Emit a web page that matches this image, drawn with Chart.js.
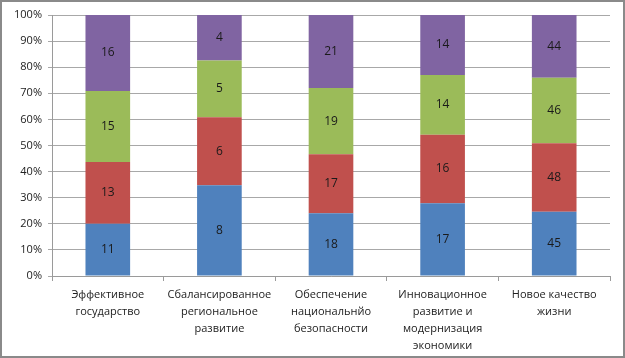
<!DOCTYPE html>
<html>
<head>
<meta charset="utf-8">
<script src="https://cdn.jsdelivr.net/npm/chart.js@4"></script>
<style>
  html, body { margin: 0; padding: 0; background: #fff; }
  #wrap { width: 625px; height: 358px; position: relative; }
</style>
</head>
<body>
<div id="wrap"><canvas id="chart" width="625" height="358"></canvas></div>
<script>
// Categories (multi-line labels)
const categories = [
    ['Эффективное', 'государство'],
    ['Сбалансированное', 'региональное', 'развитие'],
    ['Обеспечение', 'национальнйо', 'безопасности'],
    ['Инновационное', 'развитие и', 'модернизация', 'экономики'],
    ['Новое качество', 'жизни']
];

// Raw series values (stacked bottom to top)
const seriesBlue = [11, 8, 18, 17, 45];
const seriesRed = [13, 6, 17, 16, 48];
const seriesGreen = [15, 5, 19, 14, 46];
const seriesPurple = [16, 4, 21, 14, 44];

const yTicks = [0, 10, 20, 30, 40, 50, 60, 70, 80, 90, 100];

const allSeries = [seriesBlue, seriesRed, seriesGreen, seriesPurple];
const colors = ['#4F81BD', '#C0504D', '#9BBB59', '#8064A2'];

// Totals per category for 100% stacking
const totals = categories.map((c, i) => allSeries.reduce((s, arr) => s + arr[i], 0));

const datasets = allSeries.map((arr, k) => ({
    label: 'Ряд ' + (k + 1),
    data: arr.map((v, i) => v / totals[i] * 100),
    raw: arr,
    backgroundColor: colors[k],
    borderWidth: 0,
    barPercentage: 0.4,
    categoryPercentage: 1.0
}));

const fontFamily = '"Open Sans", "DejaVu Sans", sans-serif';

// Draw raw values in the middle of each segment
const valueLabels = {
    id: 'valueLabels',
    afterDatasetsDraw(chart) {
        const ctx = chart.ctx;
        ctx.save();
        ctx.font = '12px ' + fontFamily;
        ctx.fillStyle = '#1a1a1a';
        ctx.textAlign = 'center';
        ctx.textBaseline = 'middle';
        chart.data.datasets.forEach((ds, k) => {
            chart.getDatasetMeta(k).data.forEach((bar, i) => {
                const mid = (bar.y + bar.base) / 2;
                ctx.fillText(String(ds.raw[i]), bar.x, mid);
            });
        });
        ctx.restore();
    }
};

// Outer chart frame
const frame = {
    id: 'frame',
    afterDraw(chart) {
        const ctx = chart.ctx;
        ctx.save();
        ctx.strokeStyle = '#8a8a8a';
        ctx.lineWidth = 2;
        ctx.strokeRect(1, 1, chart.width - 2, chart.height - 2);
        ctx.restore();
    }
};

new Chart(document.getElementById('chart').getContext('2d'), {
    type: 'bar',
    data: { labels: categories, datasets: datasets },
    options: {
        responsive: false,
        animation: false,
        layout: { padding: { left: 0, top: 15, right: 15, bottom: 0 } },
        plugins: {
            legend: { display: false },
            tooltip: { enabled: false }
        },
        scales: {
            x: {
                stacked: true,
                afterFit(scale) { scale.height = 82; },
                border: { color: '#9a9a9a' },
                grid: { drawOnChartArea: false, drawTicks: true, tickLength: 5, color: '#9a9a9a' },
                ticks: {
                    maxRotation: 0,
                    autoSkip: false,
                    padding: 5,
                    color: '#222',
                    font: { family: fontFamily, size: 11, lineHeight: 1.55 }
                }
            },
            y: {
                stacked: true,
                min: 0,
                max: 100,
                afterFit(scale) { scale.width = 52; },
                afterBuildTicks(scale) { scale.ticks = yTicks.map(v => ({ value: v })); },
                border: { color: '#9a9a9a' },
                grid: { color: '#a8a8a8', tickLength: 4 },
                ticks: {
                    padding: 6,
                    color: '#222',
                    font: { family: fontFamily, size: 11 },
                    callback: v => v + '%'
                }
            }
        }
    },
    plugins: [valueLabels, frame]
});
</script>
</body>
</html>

_ _ _ _

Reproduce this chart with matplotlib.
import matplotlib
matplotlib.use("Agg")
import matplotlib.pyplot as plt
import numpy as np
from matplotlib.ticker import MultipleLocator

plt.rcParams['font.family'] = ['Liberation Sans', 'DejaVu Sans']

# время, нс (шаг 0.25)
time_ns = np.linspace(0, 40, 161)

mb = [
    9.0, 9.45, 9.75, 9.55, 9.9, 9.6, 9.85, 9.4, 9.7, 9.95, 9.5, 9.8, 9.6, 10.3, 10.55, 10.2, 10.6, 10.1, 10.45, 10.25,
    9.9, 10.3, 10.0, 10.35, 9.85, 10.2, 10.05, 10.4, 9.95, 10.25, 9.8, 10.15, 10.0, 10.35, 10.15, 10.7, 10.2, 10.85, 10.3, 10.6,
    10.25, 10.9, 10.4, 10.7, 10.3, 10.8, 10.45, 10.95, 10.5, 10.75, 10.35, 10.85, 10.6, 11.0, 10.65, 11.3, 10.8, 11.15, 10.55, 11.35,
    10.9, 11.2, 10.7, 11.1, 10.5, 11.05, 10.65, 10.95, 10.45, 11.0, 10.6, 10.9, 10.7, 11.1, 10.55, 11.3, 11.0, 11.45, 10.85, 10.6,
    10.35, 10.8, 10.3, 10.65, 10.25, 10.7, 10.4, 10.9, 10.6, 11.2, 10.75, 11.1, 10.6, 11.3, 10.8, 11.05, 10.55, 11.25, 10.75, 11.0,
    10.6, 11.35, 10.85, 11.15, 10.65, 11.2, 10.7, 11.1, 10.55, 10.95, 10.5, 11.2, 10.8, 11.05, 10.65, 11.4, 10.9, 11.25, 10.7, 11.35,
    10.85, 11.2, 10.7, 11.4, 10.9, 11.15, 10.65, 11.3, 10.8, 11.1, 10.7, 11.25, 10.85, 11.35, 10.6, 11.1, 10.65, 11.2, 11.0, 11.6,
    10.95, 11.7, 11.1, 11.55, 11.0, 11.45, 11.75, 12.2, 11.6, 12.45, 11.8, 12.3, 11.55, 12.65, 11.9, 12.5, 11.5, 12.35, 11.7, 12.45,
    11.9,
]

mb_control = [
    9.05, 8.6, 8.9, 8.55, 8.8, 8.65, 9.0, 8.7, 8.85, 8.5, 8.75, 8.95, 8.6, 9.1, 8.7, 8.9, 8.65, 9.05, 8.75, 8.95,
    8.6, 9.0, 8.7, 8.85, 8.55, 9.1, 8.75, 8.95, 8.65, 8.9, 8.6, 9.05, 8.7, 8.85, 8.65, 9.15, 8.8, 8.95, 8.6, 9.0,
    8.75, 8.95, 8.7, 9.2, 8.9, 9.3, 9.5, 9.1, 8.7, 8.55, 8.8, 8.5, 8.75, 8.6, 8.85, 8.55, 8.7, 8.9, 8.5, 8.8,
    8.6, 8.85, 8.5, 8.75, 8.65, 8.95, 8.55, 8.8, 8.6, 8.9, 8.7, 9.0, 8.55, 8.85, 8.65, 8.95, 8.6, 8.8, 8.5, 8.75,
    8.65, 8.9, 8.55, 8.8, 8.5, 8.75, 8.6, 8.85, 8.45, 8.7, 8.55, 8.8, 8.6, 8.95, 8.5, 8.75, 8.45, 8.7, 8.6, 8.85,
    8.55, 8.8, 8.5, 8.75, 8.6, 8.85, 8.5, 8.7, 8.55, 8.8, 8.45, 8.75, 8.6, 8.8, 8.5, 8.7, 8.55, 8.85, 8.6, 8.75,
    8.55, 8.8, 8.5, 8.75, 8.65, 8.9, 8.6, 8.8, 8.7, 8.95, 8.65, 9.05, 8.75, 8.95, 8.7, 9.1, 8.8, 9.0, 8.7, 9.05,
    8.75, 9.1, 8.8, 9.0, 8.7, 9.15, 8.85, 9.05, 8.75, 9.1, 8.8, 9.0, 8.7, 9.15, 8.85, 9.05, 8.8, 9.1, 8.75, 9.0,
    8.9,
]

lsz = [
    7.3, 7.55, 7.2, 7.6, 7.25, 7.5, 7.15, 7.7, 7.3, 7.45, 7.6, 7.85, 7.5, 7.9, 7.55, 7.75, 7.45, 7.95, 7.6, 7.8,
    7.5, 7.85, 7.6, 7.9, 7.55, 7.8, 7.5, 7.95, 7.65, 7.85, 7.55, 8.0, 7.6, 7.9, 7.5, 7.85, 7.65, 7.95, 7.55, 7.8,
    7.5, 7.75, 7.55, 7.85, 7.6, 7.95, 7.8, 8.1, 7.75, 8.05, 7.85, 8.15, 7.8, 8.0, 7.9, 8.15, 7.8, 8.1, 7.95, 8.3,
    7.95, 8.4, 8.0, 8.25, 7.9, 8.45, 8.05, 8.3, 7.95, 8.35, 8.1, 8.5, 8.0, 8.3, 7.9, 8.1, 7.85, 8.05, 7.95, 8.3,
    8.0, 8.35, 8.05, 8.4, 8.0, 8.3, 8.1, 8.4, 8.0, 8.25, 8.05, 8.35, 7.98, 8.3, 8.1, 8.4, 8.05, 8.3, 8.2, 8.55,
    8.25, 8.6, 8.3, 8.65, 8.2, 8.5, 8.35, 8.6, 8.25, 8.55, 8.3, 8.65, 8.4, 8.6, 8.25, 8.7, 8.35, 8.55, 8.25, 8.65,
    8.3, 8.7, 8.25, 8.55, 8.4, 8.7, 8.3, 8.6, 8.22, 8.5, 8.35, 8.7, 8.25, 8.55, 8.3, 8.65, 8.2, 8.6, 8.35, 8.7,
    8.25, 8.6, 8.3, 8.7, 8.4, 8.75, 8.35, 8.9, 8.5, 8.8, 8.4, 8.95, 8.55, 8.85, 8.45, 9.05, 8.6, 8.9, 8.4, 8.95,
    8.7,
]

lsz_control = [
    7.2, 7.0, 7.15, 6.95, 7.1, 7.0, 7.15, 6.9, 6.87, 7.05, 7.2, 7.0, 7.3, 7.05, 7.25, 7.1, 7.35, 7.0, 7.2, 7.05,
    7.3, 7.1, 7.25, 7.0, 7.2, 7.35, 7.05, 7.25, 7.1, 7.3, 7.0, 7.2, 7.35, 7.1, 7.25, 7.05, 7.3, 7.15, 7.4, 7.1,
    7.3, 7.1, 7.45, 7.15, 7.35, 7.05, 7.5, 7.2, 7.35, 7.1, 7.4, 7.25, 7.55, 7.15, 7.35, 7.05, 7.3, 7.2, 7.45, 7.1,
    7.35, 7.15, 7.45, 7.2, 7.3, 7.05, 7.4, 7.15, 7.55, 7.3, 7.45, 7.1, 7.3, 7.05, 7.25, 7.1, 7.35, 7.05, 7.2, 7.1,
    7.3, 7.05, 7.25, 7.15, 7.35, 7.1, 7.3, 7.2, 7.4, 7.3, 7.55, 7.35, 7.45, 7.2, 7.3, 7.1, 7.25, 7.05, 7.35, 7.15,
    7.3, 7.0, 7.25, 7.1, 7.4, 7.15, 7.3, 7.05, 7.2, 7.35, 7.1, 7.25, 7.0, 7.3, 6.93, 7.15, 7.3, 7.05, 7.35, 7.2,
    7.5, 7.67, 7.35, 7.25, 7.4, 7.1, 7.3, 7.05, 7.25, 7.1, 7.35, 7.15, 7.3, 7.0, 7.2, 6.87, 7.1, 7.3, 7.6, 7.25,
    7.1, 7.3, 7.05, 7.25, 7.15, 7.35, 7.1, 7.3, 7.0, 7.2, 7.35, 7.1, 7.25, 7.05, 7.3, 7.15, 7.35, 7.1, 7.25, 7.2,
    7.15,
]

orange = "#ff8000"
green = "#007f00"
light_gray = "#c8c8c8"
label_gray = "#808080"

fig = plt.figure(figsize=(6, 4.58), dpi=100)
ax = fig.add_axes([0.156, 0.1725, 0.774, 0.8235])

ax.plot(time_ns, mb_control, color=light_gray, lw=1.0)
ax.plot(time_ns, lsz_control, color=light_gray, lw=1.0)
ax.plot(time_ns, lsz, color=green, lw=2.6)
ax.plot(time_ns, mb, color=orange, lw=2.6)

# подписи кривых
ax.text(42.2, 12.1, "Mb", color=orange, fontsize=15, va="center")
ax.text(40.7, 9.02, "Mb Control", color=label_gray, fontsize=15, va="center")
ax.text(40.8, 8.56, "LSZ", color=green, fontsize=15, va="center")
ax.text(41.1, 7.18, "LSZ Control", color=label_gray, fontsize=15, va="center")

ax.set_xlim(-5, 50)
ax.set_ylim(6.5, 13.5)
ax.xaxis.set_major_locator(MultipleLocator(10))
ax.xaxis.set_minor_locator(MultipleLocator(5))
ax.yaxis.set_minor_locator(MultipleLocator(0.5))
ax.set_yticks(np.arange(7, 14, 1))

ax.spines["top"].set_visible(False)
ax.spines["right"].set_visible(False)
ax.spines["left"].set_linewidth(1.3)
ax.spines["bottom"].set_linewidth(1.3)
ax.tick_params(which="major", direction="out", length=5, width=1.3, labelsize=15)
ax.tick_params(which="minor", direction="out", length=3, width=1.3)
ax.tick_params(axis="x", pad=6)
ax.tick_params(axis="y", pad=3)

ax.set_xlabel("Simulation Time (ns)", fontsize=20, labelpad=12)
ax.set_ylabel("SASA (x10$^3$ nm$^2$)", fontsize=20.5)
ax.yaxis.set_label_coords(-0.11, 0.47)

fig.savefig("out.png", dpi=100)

_ _ _ _

Everything from the line with "Reproduce this chart with matplotlib." through the line with "time_ns = np.linspace(0, 40, 161)" is to be output exactly; leave out all other lines.

Reproduce this chart with matplotlib.
import matplotlib
matplotlib.use("Agg")
import matplotlib.pyplot as plt
import numpy as np
from matplotlib.ticker import MultipleLocator

plt.rcParams['font.family'] = ['Liberation Sans', 'DejaVu Sans']

# время, нс (шаг 0.25)
time_ns = np.linspace(0, 40, 161)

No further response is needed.